Note that there are a similar number of instructions in the first two loops, but the SIMD loop is of course processing four elements per iteration, whereas the scalar loop is only processing one element per iteration. For the third, unrolled loop we have more instructions but we are processing eight elements per iteration - note that the proportion of loop housekeeping instructions has been reduced relative to the SIMD loop without loop unrolling.

Timing data was collected using a 2.6 GHz Core i7 Haswell CPU using gcc 4.8 on Mac OS X 10.10. Performance results should be similar on any reasonably current x86 CPU however.

Answer 2

The biggest problem here is that you benchmarked with optimization disabled. GCC's default is -O0 debug-mode which keeps all variables in memory between C statements! That's generally useless and massively distorts your results by introducing a store/reload into the dependency chain from the output of one iteration to the input of the next.

---

Using vector operations exploits SIMD parallelism in your program. But it does not speed up the sequential parts of your program, like the time it takes to load your program or to print to the screen. This limits the maximum speedup your program can attain. This is Amdahl's law.

In addition, your x86 processor takes advantage of a parallelism even in non-SIMD code. Intel's Haswell processor has four scalar-integer ALUs, so it can do 4 adds per clock if 4 add instructions have their inputs ready that cycle.

Two of Haswell's execution ports have SIMD-integer execution units that can run paddd. But your loop only has one dependency chain for paddd, vs. four independent ones for add.

Instruction-throughput bottlenecks are also a factor: the front-end can only supply up to 4 uops per clock.

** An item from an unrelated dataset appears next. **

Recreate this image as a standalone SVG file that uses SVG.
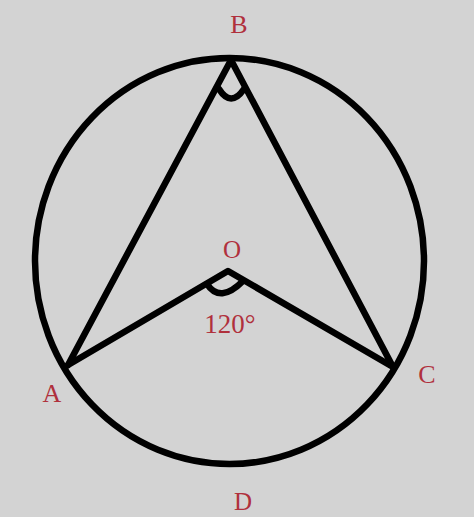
<svg xmlns="http://www.w3.org/2000/svg" width="474" height="517" viewBox="0 0 474 517">
<style>
.ln{fill:none;stroke:#000;stroke-width:6.5;stroke-linejoin:round;stroke-linecap:round}
.lb{font-family:"Liberation Serif",serif;fill:#b0303c;text-anchor:middle}
</style>
<rect width="474" height="517" fill="#d3d3d3"/>
<g id="circle"><ellipse class="ln" cx="229.5" cy="261" rx="194.5" ry="203"/></g>
<g id="connectors">
<polyline class="ln" points="68,365 231,60 393,367"/>
<polyline class="ln" points="68,365 228,271 393,367"/>
<path class="ln" d="M219,89 Q231,108 244,89"/>
<path class="ln" d="M207,284 Q220,304 243,281"/>
</g>
<g id="B"><text class="lb" x="239" y="33" font-size="26">B</text></g>
<g id="O"><text class="lb" x="232" y="258" font-size="25">O</text></g>
<g id="angle"><text class="lb" x="230" y="333" font-size="27">120°</text></g>
<g id="A"><text class="lb" x="52" y="402" font-size="26">A</text></g>
<g id="C"><text class="lb" x="427" y="383" font-size="26">C</text></g>
<g id="D"><text class="lb" x="243" y="510" font-size="25">D</text></g>
</svg>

All the store/reload mov instructions mean the scalar version may be bumping into that bottleneck. With 2x mov-load + add + mov-store, the front-end can only supply 1 block of 4 instructions (including 1 add) per clock cycle. But the store-forwarding bottleneck lengthens the dependency chain from 1 cycle for add on its own to about 5 or 6 cycles with add + store/reload, so those dependency chains can still overlap.

---

So you are comparing the execution time not for a sequential execution and a parallel execution, but of two parallel executions. One with scalar ILP and one with SIMD.

Anti-optimized debug-mode code is a huge bottleneck for your SIMD vector, too. Really it's a bigger bottleneck because there's less other work to fill that gap created by the latency. SIMD store/reload is about a cycle higher latency than scalar integer, too.

See https://stackoverflow.com/tags/x86/info and https://agner.org/optimize/ for more details. Also David Kanter's Haswell microarchitecture deep dive for some block diagrams of the CPU along with explanations.

Answer 3

That must be the instruction latency. (RAW dependency) While the ALU instructions have little to no latency, ie the results can be the operands for the next instruction without any delay, SIMD instructions tend to have long latencies until the results are available even for such simple ones like add.

Extend the arrays to 16 or even 32 entries long spanning over 4 or 8 SIMD vectors, and you will see huge differences thanks to instruction scheduling.

NOW: add v latency add v latency . . .

4 vector rotation: add v1 add v2 add v3 add v4 add v1 add v2 . . .

Google for "instruction scheduling" and "raw dependency" for more detailed infos.